Cindy Sherman Retrospective: Unprecedented access to an elusive artist
The Vancouver Art Gallery, in collaboration with the National Portrait Gallery, London presents Cindy Sherman until March 8th, 2020. Developing a lexicon for an oeuvre spanning more than four decades is an ambitious task for a body of 170+ works that in many ways rejects a fixed identification. This retrospective proves stimulating for a public with varying degrees of acquaintance with Sherman’s work, allowing for a more readily-categorizable account of the deeply extensive body of portraits which in their majority are untitled, and solely classified by a numbering system. Accompanied by text, the exhibition covers some of Sherman’s most distinctive photographic series and commissioned works, as well as biographical details surrounding anchoring points in her artistic career.
From the 8x10 untitled film stills to the imposingly large society portraits, through to the fully enveloping murals, the public can move from room to room following the evolution of Sherman’s work. Pinpointed by Sherman’s various manipulations of portraiture and its mechanisms as tools for deception, this shift is made apparent from the change from black and white to color photography; to the scale of the portraits that seems to increase chronologically; to an undeniable heightened sense of artifice throughout the years.
In the midst of finding oneself surrounded by artifice (if still overcome by the urge to seek something “authentic”), one could be interested in the more behind-the-scenes artifacts the exhibition has to offer, such as the photographs displaying Sherman’s studio in New York. The elusiveness of Sherman’s persona, and the mythology of her work, makes this kind of access feel unprecedented, especially as we are presented with various early works created while Sherman was still an art student at the State University College at Buffalo in the 70s.
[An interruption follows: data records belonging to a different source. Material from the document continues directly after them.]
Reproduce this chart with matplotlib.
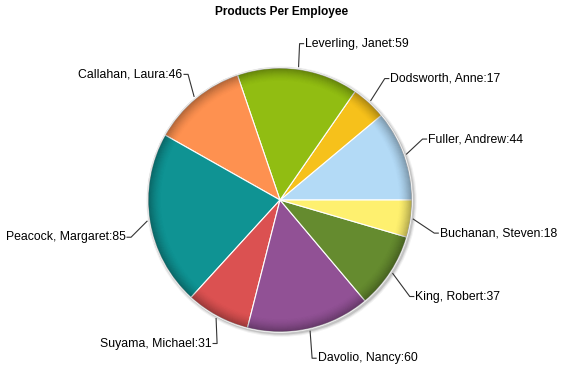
import numpy as np
import matplotlib
matplotlib.use("Agg")
import matplotlib.pyplot as plt
from matplotlib.patches import Wedge, Circle

# --- datos ---
empleados = ["Fuller, Andrew", "Dodsworth, Anne", "Leverling, Janet", "Callahan, Laura",
             "Peacock, Margaret", "Suyama, Michael", "Davolio, Nancy", "King, Robert",
             "Buchanan, Steven"]
productos = [44, 17, 59, 46, 85, 31, 60, 37, 18]
colores = ["#b3daf6", "#f6c11b", "#91bd12", "#fe9150", "#0f9393", "#db5151",
           "#915195", "#658b2f", "#fef06f"]

# desplazamiento (px) del codo de cada linea guia respecto al borde
codos = [(16, 15), (14, 22), (1, 23), (-6, 22), (-16, -16), (1, -25), (2, -27),
         (17, -23), (21, -14)]

W, H = 569, 381
CX, CY, R = 280, 200, 132   # centro y radio en pixeles

fig = plt.figure(figsize=(W / 100, H / 100), dpi=100)
ax = fig.add_axes([0, 0, 1, 1])

# sombra suave exterior
for i, a in enumerate([0.05, 0.08, 0.12]):
    ax.add_patch(Circle((0.012, -0.012), 1.0 + (3 - i) * 0.008, color="black",
                        alpha=a, lw=0, zorder=0))
ax.add_patch(Circle((0, 0), 1.008, color="#d8d8d8", lw=0, zorder=1))

wedges, _ = ax.pie(productos, colors=colores, startangle=0, counterclock=True,
                   radius=1.0, wedgeprops=dict(edgecolor="white", linewidth=0.8))
for w in wedges:
    w.set_zorder(2)

# pie() fija sus propios limites: se reponen aqui
ax.set_xlim(-CX / R, (W - CX) / R)
ax.set_ylim(-(H - CY) / R, CY / R)
ax.set_aspect("auto")
ax.axis("off")

# bisel: oscurecer el borde del pastel
n = 14
r_in = 0.90
for k in range(n):
    r_out = r_in + (1.0 - r_in) * (k + 1) / n
    t = (k + 1) / n
    ax.add_patch(Wedge((0, 0), r_out, 0, 360, width=(1.0 - r_in) / n,
                       color="black", alpha=0.32 * t ** 1.6, lw=0, zorder=3))

# etiquetas con lineas guia
total = sum(productos)
ang0 = 0.0
for nombre, v, (dx, dy) in zip(empleados, productos, codos):
    span = v / total * 360
    mid = np.radians(ang0 + span / 2)
    ang0 += span
    x0, y0 = 1.02 * np.cos(mid), 1.02 * np.sin(mid)
    x1, y1 = x0 + dx / R, y0 + dy / R
    lado = 1 if np.cos(mid) >= 0 else -1
    x2 = x1 + lado * 4 / R
    ax.plot([x0, x1, x2], [y0, y1, y1], color="#333333", lw=0.8, zorder=4)
    ax.text(x2 + lado * 1.5 / R, y1, f"{nombre}:{v}", ha="left" if lado > 0 else "right",
            va="center", fontsize=8.8, family="Liberation Sans", color="black", zorder=5)

fig.text(282 / W, 1 - 12 / H, "Products Per Employee", ha="center", va="center",
         fontsize=8.6, fontweight="bold", family="Liberation Sans")

fig.savefig("out.png", dpi=100)
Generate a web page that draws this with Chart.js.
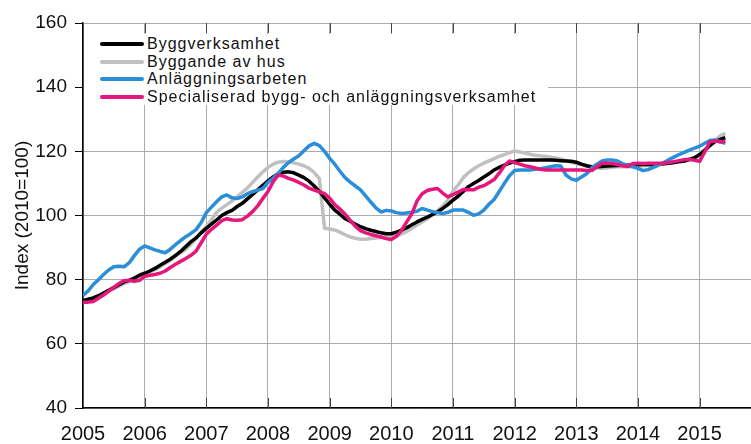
<!DOCTYPE html>
<html>
<head>
<meta charset="utf-8">
<script src="https://cdn.jsdelivr.net/npm/chart.js@4.4.1/dist/chart.umd.min.js"></script>
<style>
  html, body { margin: 0; padding: 0; background: #fff; overflow: hidden; }
  #wrap { position: relative; width: 751px; height: 444px; }
  #legend {
    position: absolute; left: 84px; top: 34px; width: 464px; height: 71px;
    background: #fff;
    font-family: 'Liberation Sans', Arial, sans-serif; font-size: 16px;
    letter-spacing: 1px; color: #111;
  }
  .row { position: absolute; left: 0; height: 18px; line-height: 18px; white-space: nowrap; }
  .swatch { position: absolute; left: 16px; top: 7px; width: 44px; height: 4px; border-radius: 2px; }
  .label { position: absolute; left: 63px; top: 0; }
</style>
</head>
<body>
<div id="wrap">
  <canvas id="chart" width="751" height="444"></canvas>
  <div id="legend"></div>
</div>
<script>
// ── Data (monthly, Jan 2005 – Jun 2015, index 2010=100) ─────────────────────
const startYear = 2005;
const yearTicks = [0, 12, 24, 36, 48, 60, 72, 84, 96, 108, 120]; // months since Jan 2005
const yTicks = [40, 60, 80, 100, 120, 140, 160];
const seriesNames = [
    'Byggverksamhet',
    'Byggande av hus',
    'Anläggningsarbeten',
    'Specialiserad bygg- och anläggningsverksamhet'
];

const byggverksamhet = [
    73.5, 73.9, 74.3, 75.0, 75.8, 76.7, 77.5, 78.4, 79.3, 79.8, 80.5, 81.4,
    82.0, 82.7, 83.5, 84.5, 85.4, 86.4, 87.6, 88.8, 90.3, 91.8, 93.0, 94.6,
    96.0, 97.3, 98.6, 100.0, 100.9, 101.6, 102.8, 103.8, 105.2, 106.6, 108.0, 109.4,
    110.8, 112.0, 113.0, 113.5, 113.6, 113.3, 112.6, 111.8, 110.7, 109.2, 107.5, 105.5,
    103.5, 101.7, 100.4, 99.0, 98.2, 97.3, 96.5, 95.9, 95.4, 95.0, 94.6, 94.3,
    94.3, 94.8, 95.4, 96.2, 97.1, 98.0, 98.8, 99.5, 100.3, 101.1, 102.2, 103.4,
    104.8, 106.0, 107.5, 109.0, 110.0, 110.9, 112.0, 113.0, 114.2, 115.0, 115.7, 116.3,
    116.8, 117.2, 117.3, 117.3, 117.3, 117.3, 117.3, 117.3, 117.2, 117.1, 117.0, 116.9,
    116.6, 116.0, 115.5, 115.2, 115.2, 115.3, 115.4, 115.5, 115.6, 115.7, 115.7, 115.8,
    115.8, 115.9, 115.9, 115.9, 116.0, 116.1, 116.3, 116.5, 116.8, 117.0, 117.5, 118.0,
    119.0, 120.3, 121.8, 123.0, 123.7, 124.3
];

const byggandeAvHus = [
    73.5, 73.7, 74.0, 74.8, 75.5, 76.3, 77.2, 78.0, 78.8, 79.4, 80.2, 81.0,
    81.6, 82.3, 83.1, 84.0, 85.0, 86.0, 87.2, 88.4, 89.5, 91.0, 92.8, 94.8,
    96.6, 98.6, 101.0, 102.3, 103.4, 104.5, 105.8, 107.2, 108.6, 110.3, 112.0, 113.6,
    115.0, 116.0, 116.6, 116.8, 116.7, 116.4, 116.0, 115.5, 114.7, 113.4, 111.5, 96.0,
    95.8, 95.5, 94.8, 94.0, 93.3, 92.9, 92.6, 92.6, 92.8, 93.0, 93.2, 93.3,
    93.3, 93.6, 94.3, 95.0, 96.0, 97.0, 98.0, 99.0, 100.2, 101.5, 102.9, 104.8,
    107.5, 109.5, 111.8, 113.3, 114.5, 115.5, 116.3, 117.0, 117.7, 118.4, 119.0, 119.6,
    120.1, 119.8, 119.5, 119.1, 118.8, 118.6, 118.4, 118.2, 117.9, 117.6, 117.1, 116.6,
    116.2, 115.8, 115.4, 115.0, 114.8, 114.7, 114.8, 115.0, 115.2, 115.2, 115.2, 115.3,
    115.4, 115.5, 115.6, 115.8, 115.9, 116.1, 116.3, 116.5, 116.7, 116.9, 117.3, 117.7,
    119.0, 120.6, 122.0, 123.4, 124.8, 125.6
];

const anlaggningsarbeten = [
    75.1, 76.5, 78.5, 80.0, 81.6, 83.0, 84.0, 84.2, 84.0, 85.3, 87.5, 89.5,
    90.5, 89.9, 89.3, 88.8, 88.4, 89.5, 90.9, 92.2, 93.4, 94.4, 95.6, 97.8,
    100.9, 102.6, 104.3, 105.8, 106.4, 105.5, 105.3, 105.8, 106.8, 107.4, 107.9, 108.4,
    110.3, 111.6, 113.2, 115.0, 116.5, 117.6, 118.6, 120.2, 121.7, 122.5, 121.8, 120.0,
    117.8, 116.0, 113.8, 111.8, 110.4, 109.2, 108.0, 106.1, 104.2, 102.4, 101.1, 101.6,
    101.4, 100.9, 100.6, 100.8, 101.0, 101.3, 102.2, 101.7, 101.2, 100.9, 100.6, 101.0,
    101.7, 101.7, 101.7, 101.0, 100.1, 100.5, 101.7, 103.5, 105.0, 107.5, 110.0, 112.4,
    114.0, 114.2, 114.2, 114.2, 114.4, 114.6, 114.9, 115.2, 115.5, 115.4, 112.6, 111.4,
    111.0, 112.0, 113.0, 114.8, 116.0, 117.0, 117.3, 117.3, 117.0, 116.2, 115.6, 115.2,
    114.7, 114.0, 114.3, 115.0, 115.7, 116.5, 117.4, 118.2, 119.0, 119.7, 120.4, 121.0,
    121.6, 122.5, 123.4, 123.5, 123.0, 122.5
];

const specialiserad = [
    73.0, 73.0, 73.2, 74.2, 75.2, 76.4, 77.6, 78.8, 79.7, 79.8, 79.5, 79.8,
    81.0, 81.4, 81.6, 82.0, 82.7, 83.8, 84.8, 85.7, 86.6, 87.6, 88.9, 91.5,
    94.2, 95.7, 97.0, 98.4, 99.0, 98.6, 98.5, 98.7, 99.8, 101.2, 103.0, 105.3,
    107.5, 110.5, 112.6, 112.3, 111.6, 111.0, 110.3, 109.5, 108.5, 107.9, 107.4, 106.8,
    105.4, 103.4, 102.0, 100.4, 98.5, 96.6, 95.3, 94.6, 94.1, 93.7, 93.3, 92.8,
    92.5, 93.5, 95.4, 98.0, 100.6, 104.5, 106.8, 107.8, 108.2, 108.4, 107.0, 105.8,
    106.5, 107.3, 108.1, 108.0, 108.0, 108.8, 109.3, 110.2, 111.2, 113.2, 115.5, 117.0,
    116.5, 116.0, 115.5, 115.2, 114.8, 114.4, 114.2, 114.2, 114.2, 114.2, 114.2, 114.2,
    114.2, 114.2, 114.0, 114.0, 115.2, 116.3, 116.3, 116.2, 115.9, 115.5, 115.3, 116.2,
    116.3, 116.2, 116.3, 116.3, 116.3, 116.3, 116.5, 116.8, 117.1, 117.4, 117.5, 117.2,
    116.9, 119.8, 123.0, 123.2, 123.0, 123.0
];

const seriesColors = ['#000000', '#c0c0c0', '#2a8fd8', '#e5167c'];
const seriesValues = [byggverksamhet, byggandeAvHus, anlaggningsarbeten, specialiserad];
const drawOrder = [2, 3, 1, 0]; // pink on top, grey at the back

// ── Inside tick marks at top and bottom of the plot ────────────────────────
const innerTicks = {
    id: 'innerTicks',
    beforeDatasetsDraw(chart) {
        const { ctx, chartArea, scales } = chart;
        const x = scales.x;
        ctx.save();
        ctx.strokeStyle = '#444';
        ctx.lineWidth = 1;
        x.ticks.forEach(t => {
            if (t.value === x.min) return;
            const px = Math.round(x.getPixelForValue(t.value)) + 0.5;
            ctx.beginPath();
            ctx.moveTo(px, chartArea.top);
            ctx.lineTo(px, chartArea.top + 10);
            ctx.moveTo(px, chartArea.bottom - 10);
            ctx.lineTo(px, chartArea.bottom);
            ctx.stroke();
        });
        ctx.restore();
    }
};

Chart.defaults.font.family = "'Liberation Sans', Arial, sans-serif";
Chart.defaults.color = '#111';

new Chart(document.getElementById('chart'), {
    type: 'line',
    data: {
        datasets: seriesValues.map((vals, i) => ({
            label: seriesNames[i],
            data: vals.map((v, m) => ({ x: m, y: v })),
            borderColor: seriesColors[i],
            borderWidth: 3.5,
            pointRadius: 0,
            tension: 0,
            fill: false,
            borderJoinStyle: 'round',
            order: drawOrder[i]
        }))
    },
    options: {
        responsive: false,
        animation: false,
        devicePixelRatio: 1,
        layout: { padding: { top: 23, right: 0, left: 0, bottom: 0 } },
        plugins: { legend: { display: false }, tooltip: { enabled: false } },
        scales: {
            x: {
                type: 'linear',
                min: 0,
                max: 130,
                afterFit: s => { s.height = 36; s.paddingRight = 0; },
                afterBuildTicks: s => { s.ticks = yearTicks.map(v => ({ value: v })); },
                grid: { color: '#ababab', lineWidth: 1, drawTicks: false },
                border: { color: '#000', width: 1.5 },
                ticks: {
                    autoSkip: false,
                    maxRotation: 0,
                    padding: 14,
                    font: { size: 20 },
                    callback: v => String(startYear + v / 12)
                }
            },
            y: {
                min: yTicks[0],
                max: yTicks[yTicks.length - 1],
                afterFit: s => { s.width = 83; },
                afterBuildTicks: s => { s.ticks = yTicks.map(v => ({ value: v })); },
                grid: { color: '#ababab', lineWidth: 1, tickLength: 8, tickColor: '#000' },
                border: { color: '#000', width: 1.5 },
                ticks: { padding: 8, font: { size: 19 } },
                title: {
                    display: true,
                    text: 'Index (2010=100)',
                    font: { size: 19 },
                    padding: { top: 11, bottom: 0 }
                }
            }
        }
    },
    plugins: [innerTicks]
});

// ── HTML legend inside the plot ────────────────────────────────────────────
const legendEl = document.getElementById('legend');
const rowCentres = [10, 27.5, 45, 62.5];
seriesNames.forEach((name, i) => {
    const row = document.createElement('div');
    row.className = 'row';
    row.style.top = (rowCentres[i] - 9) + 'px';
    row.innerHTML = '<div class="swatch" style="background:' + seriesColors[i] + '"></div>' +
        '<span class="label">' + name + '</span>';
    legendEl.appendChild(row);
});
</script>
</body>
</html>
The exhibition will be on until March, granting privileged access that allows the public to freely move from rarely-seen works to Sherman’s most seminal works. These engineered transitions allow us to pick apart the stylistic transformations and reoccurrences from the artist’s past, present, and future, and lay bare Sherman’s sense of fantasy and imagination in relation to the sources of inspiration that she continually draws from, such as horror films and high fashion. The characters that Sherman carves out with tools of deception remain nameless, alluding to evocative referents that plague our imaginary of historical and contemporary culture. Always exaggerated and altogether ambiguous, the characters contained within these portraits nonetheless offer a comprehensive look at a fruitful and formative 40+ years of trajectory that continues to provoke and reveal to this day.